Thoughtful Tuesdays: Has Jonas Gustavsson Finally Turned a Corner?

Notice how Kyle Quincey is not on the Monster's mask: your move, Jimmy. - Doug Pensinger

Jonas Gustavsson has been nothing short of spectacular for the Red Wings this season. In his first six starts of the season, the Monster has stopped 217 shots out of 233, has gone 5-0-1, and has posted a .926 SV% with a GAA of 2.35. Is this what North America has been waiting to see from the former Swedish Hockey League champion?

At the beginning of September, I put on the mask and delved into the goaltending situation that is the tandem of Jimmy Howard and Jonas Gustavsson. To quickly summarize that positional season preview, I basically said that Jimmy Howard was going to be an Olympic goalie and Jonas Gustavsson was going to be mediocre at best. Jimmy was the one capable of stealing games, not Jonas.

Fast forward to the month of November, where the Red Wings have nearly twenty five games under their belt, and it seems as if, well, I was completely wrong about Jonas Gustavsson, at least up to this point.

The Monster has been fantastic. Seriously.

We can complain about Kenny Holland's bad cap management all we want; we can complain about Daniel Cleary, Kyle Quincey, or Brendan Smith (unless you're near Jeff); we can complain about the Red Wings being absolutely dismal on home ice; we can complain about Stephen Weiss' lack of production; we can complain about a lot of things in Detroit at the moment.

However, speaking poorly about Gustavsson's play is basically libel.

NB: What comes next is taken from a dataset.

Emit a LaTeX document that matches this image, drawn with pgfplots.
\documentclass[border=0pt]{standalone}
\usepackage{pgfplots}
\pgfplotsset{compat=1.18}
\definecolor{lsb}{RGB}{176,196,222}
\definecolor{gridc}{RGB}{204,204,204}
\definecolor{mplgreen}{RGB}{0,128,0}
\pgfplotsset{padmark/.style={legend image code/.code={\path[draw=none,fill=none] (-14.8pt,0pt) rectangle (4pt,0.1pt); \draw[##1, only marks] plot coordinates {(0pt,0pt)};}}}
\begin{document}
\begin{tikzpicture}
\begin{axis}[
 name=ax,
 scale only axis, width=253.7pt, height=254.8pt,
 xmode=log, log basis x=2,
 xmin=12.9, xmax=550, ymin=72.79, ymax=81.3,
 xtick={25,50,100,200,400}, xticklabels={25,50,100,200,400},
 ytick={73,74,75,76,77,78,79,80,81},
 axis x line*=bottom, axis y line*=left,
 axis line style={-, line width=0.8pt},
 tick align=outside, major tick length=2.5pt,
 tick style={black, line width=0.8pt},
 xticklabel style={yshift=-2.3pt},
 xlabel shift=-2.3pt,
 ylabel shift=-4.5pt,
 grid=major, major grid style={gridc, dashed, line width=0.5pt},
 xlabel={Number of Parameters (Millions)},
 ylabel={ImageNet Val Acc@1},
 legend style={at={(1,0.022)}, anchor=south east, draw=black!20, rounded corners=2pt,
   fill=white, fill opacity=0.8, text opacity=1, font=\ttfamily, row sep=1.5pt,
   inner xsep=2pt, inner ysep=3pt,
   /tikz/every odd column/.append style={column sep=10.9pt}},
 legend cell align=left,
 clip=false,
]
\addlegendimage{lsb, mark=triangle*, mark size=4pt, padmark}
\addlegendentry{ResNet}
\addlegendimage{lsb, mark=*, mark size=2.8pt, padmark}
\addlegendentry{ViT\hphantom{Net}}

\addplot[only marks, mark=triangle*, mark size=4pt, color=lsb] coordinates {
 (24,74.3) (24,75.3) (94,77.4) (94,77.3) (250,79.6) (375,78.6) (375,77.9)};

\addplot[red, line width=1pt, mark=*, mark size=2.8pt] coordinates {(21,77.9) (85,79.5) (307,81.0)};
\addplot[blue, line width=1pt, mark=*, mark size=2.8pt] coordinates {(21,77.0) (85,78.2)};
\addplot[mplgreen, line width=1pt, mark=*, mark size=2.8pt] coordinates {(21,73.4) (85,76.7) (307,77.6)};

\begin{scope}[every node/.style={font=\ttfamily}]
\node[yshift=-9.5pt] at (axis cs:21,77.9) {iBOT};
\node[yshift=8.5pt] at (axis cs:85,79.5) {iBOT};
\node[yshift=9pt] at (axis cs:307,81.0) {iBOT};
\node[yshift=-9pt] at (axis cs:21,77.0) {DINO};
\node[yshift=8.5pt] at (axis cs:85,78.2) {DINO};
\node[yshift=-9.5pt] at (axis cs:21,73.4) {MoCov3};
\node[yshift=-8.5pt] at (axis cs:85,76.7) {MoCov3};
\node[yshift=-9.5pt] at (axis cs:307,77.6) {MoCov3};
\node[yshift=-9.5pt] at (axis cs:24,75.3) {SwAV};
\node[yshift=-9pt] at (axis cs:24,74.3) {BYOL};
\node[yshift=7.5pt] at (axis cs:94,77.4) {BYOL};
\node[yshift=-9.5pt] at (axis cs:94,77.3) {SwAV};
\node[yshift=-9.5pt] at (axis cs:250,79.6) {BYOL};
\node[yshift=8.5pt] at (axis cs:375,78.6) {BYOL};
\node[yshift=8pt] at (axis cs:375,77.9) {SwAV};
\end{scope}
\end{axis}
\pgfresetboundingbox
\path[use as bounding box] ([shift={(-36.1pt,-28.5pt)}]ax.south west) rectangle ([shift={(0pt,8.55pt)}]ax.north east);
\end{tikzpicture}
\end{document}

On a Red Wings team with a lot of wrinkles to iron out, goaltending depth is not an issue and it has showed early on with Gustavsson's strong play.

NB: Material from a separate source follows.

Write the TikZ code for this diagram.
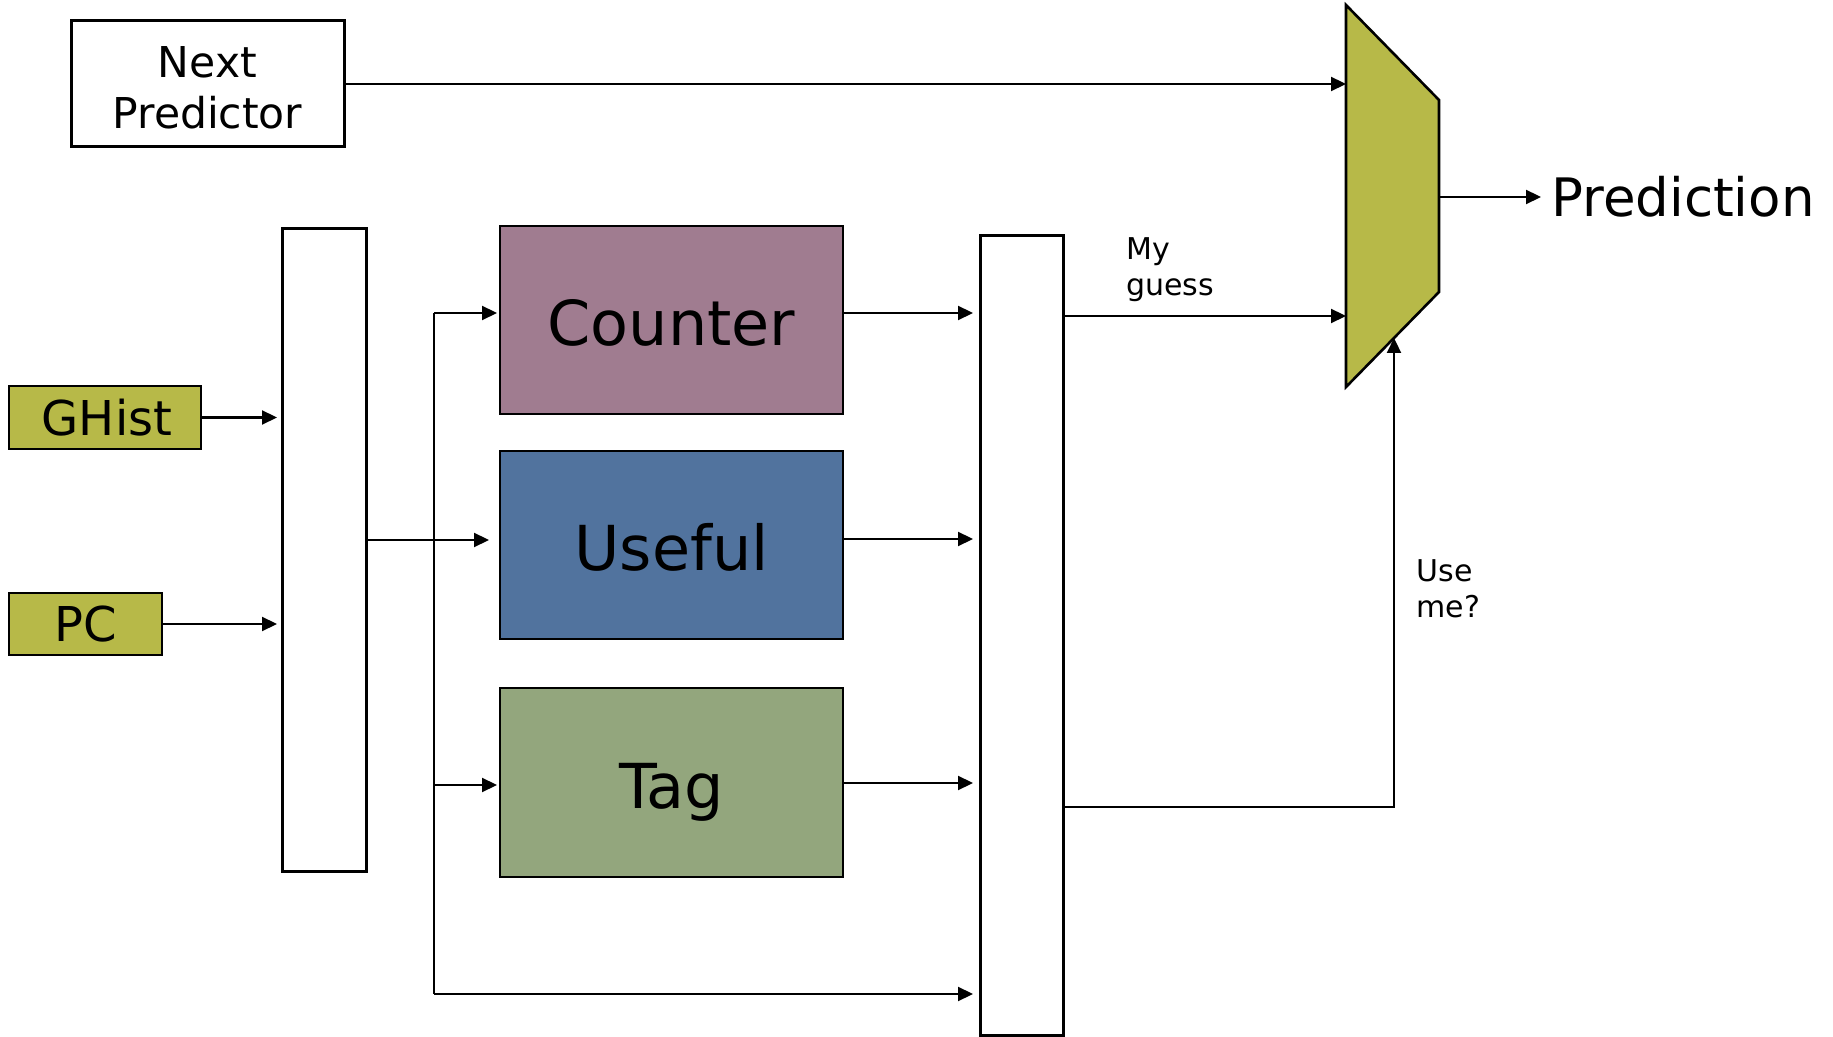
\documentclass[tikz,border=0pt]{standalone}
\usepackage{fontspec}
\setmainfont{DejaVu Sans}
\usetikzlibrary{arrows.meta,calc}
\definecolor{muxolive}{RGB}{183,185,72}
\definecolor{countercol}{RGB}{160,124,144}
\definecolor{usefulcol}{RGB}{81,115,158}
\definecolor{tagcol}{RGB}{147,166,125}
\begin{document}
\begin{tikzpicture}[x=0.5pt,y=-0.5pt,
  plainbox/.style={draw, line width=1.5pt, fill=white, inner sep=0pt, outer sep=0pt},
  inbox/.style={draw, line width=1pt, fill=muxolive, inner sep=0pt, outer sep=0pt, font=\fontsize{24}{28}\selectfont},
  tablebox/.style={draw, line width=1pt, inner sep=0pt, outer sep=0pt, minimum width=171.5pt, minimum height=94pt, text height=26pt, text depth=0pt, font=\fontsize{31}{36}\selectfont},
  reg/.style={draw, line width=1.5pt, fill=white, inner sep=0pt, outer sep=0pt},
  wire/.style={line width=1.1pt},
  arr/.style={wire, -{Triangle[length=7.5pt,width=7pt]}},
  smalllabel/.style={anchor=north west, inner sep=0pt, align=left, font=\fontsize{15}{18}\selectfont}
]
\useasboundingbox (0,0) rectangle (1833,1037);

% nodes
\node[plainbox, minimum width=136.5pt, minimum height=63pt, align=center, font=\fontsize{21.25}{25.5}\selectfont] (np) at (207.5,84) {\rule{0pt}{19pt}Next\\Predictor};
\node[inbox, minimum width=96pt, minimum height=31.5pt] (ghist) at (105,417.5) {\hspace{2pt}GHist};
\node[inbox, minimum width=76.5pt, minimum height=31pt] (pc) at (85.5,624) {PC};
\node[reg, minimum width=42pt, minimum height=321pt] (lreg) at (324,550) {};
\node[tablebox, fill=countercol] (counter) at (671.5,320) {Counter};
\node[tablebox, fill=usefulcol] (useful) at (671.5,545) {Useful};
\node[tablebox, fill=tagcol] (tag) at (671.5,782.5) {Tag};
\node[reg, minimum width=41.5pt, minimum height=399.5pt] (rreg) at (1021.5,635.5) {};

% mux
\coordinate (mtl) at (1346,5);
\coordinate (mtr) at (1439,100);
\coordinate (mbr) at (1439,292);
\coordinate (mbl) at (1346,387);
\coordinate (mout) at (1439,197);
\coordinate (museme) at (1394,338);
\draw[fill=muxolive, line width=1.3pt, line join=miter] (mtl) -- (mtr) -- (mbr) -- (mbl) -- cycle;

\node[anchor=west, inner sep=0pt, font=\fontsize{26.5}{30}\selectfont] (pred) at (1551,197) {Prediction};

% row levels
\coordinate (rowL) at (0,540);
\coordinate (rowA) at (0,313);
\coordinate (rowU) at (0,539);
\coordinate (rowT) at (0,783);
\coordinate (rowG) at (0,316);
\coordinate (rowM) at (0,807);
\coordinate (bustop) at (434,313);
\coordinate (bustag) at (434,785);
\coordinate (busbot) at (434,994);

% connectors
\draw[arr] (np.east) -- (np.east -| mtl);
\draw[arr, shorten >=2.5pt] (ghist.east) -- (ghist.east -| lreg.west);
\draw[arr, shorten >=2.5pt] (pc.east) -- (pc.east -| lreg.west);
\draw[arr, shorten >=5.5pt] (lreg.east |- rowL) -- (useful.west |- rowL);
\draw[wire] (bustop) -- (busbot);
\draw[arr, shorten >=1.5pt] (bustop) -- (bustop -| counter.west);
\draw[arr, shorten >=1.5pt] (bustag) -- (bustag -| tag.west);
\draw[arr, shorten >=3.5pt] (busbot) -- (busbot -| rreg.west);
\draw[arr, shorten >=3.5pt] (counter.east |- rowA) -- (rreg.west |- rowA);
\draw[arr, shorten >=3.5pt] (useful.east |- rowU) -- (rreg.west |- rowU);
\draw[arr, shorten >=3.5pt] (tag.east |- rowT) -- (rreg.west |- rowT);
\draw[arr] (rreg.east |- rowG) -- (mtl |- rowG);
\draw[arr] (rreg.east |- rowM) -| (museme);
\draw[arr, shorten >=5pt] (mout) -- (pred.west);

% labels
\node[smalllabel] (myguess) at (1126,237) {My\\guess};
\node[smalllabel] (useme) at (1416,559) {Use\\me?};
\end{tikzpicture}
\end{document}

The 2013-14 version of Gustavsson has looked quite different than the one fans are normally accustomed to seeing. Jonas was known for being wildly out of position, often over anticipating the shot, and even forgetting the rules. Not this season.

Jonas has been nothing short of outstanding, and his statistics show it. Perhaps they're unsustainable and he is hot, but backup goaltenders who play every few days are not known for staying hot over a span of several weeks. So, where is this sudden rise in performance coming from?

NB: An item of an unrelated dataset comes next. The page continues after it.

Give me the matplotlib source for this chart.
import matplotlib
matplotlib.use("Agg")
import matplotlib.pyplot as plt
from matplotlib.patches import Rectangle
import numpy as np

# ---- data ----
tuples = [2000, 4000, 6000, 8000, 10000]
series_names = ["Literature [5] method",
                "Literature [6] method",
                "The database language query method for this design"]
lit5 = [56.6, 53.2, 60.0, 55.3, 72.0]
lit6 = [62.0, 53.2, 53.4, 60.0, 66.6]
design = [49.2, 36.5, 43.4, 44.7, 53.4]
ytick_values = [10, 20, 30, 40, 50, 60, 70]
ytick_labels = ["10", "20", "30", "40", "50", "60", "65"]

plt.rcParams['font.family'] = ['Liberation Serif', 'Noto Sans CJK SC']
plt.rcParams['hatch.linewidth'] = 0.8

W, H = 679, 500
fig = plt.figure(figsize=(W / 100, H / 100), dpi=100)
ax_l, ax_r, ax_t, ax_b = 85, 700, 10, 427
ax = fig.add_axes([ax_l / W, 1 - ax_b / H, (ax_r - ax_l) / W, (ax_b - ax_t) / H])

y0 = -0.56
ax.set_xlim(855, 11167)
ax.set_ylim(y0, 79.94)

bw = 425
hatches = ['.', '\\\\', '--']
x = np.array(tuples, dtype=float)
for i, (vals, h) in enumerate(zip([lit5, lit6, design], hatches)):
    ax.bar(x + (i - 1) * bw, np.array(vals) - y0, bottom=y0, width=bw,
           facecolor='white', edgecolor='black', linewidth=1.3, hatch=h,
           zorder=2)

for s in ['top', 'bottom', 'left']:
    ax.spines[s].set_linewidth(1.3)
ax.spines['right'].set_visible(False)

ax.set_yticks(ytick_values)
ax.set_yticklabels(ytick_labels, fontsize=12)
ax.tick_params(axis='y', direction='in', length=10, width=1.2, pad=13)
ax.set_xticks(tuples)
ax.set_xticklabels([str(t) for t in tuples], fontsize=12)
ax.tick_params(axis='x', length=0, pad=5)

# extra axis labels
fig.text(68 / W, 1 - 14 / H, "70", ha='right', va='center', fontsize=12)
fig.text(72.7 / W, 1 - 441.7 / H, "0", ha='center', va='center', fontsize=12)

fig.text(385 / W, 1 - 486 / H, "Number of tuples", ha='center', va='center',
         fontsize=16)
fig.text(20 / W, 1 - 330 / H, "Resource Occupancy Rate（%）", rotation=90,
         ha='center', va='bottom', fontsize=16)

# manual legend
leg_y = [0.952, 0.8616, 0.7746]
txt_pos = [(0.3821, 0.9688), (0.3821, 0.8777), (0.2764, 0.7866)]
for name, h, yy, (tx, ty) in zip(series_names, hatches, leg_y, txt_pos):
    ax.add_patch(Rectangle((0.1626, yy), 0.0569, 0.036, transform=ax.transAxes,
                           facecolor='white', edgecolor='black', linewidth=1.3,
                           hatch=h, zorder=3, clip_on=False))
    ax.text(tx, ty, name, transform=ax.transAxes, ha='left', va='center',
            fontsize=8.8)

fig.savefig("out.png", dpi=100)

Sure, the Monster is indeed looking more confident in the net. Jonas is reading plays much better and is in much better position to make the first save. He's sliding across the crease efficiently and his overall lateral movement looks better from years' past. While the secondary saves and rebound control could still use some work, the stability that he has shown has been much better.

Another thing Jonas has started to do more effectively is play the puck. Defensemen love when goaltenders play the puck simply because it kills the opposing team's forecheck 95% of the time, while simultaneously starting up their own breakout. The defensemen are also usually less likely to send a bonehead pass up the middle of the ice (which tends to result in a goal, Mr. Quincey).

Jonas has kept the Red Wings in games that they had no business winning, especially since the Wings surrender on average 33.285 shots on goal while Jonas is in the net. The team as a whole responds to this, and it's a major reason as to why they're winning much more in front of him than they are in front of Jimmy. Best of all, there hasn't been a game played where Jonas has given up more than three goals at even strength, something that is not necessarily outstanding, but expected.

This is what a team needs from their backup goaltender. Last season, as mentioned in the preview, Jimmy played nearly the entire schedule by himself. That won't happen in an 82 game season, of course, but the Red Wings were really banking on Jonas coming through when they needed him.

Bottom line, the Monster has broken through and drastically changed how he reads the play for the better, ultimately improving his overall game. Jonas just has to keep this going until April, or at least until Jimmy finds his groove. Without Jonas playing at this level, the Wings would be a much different story at this point in time.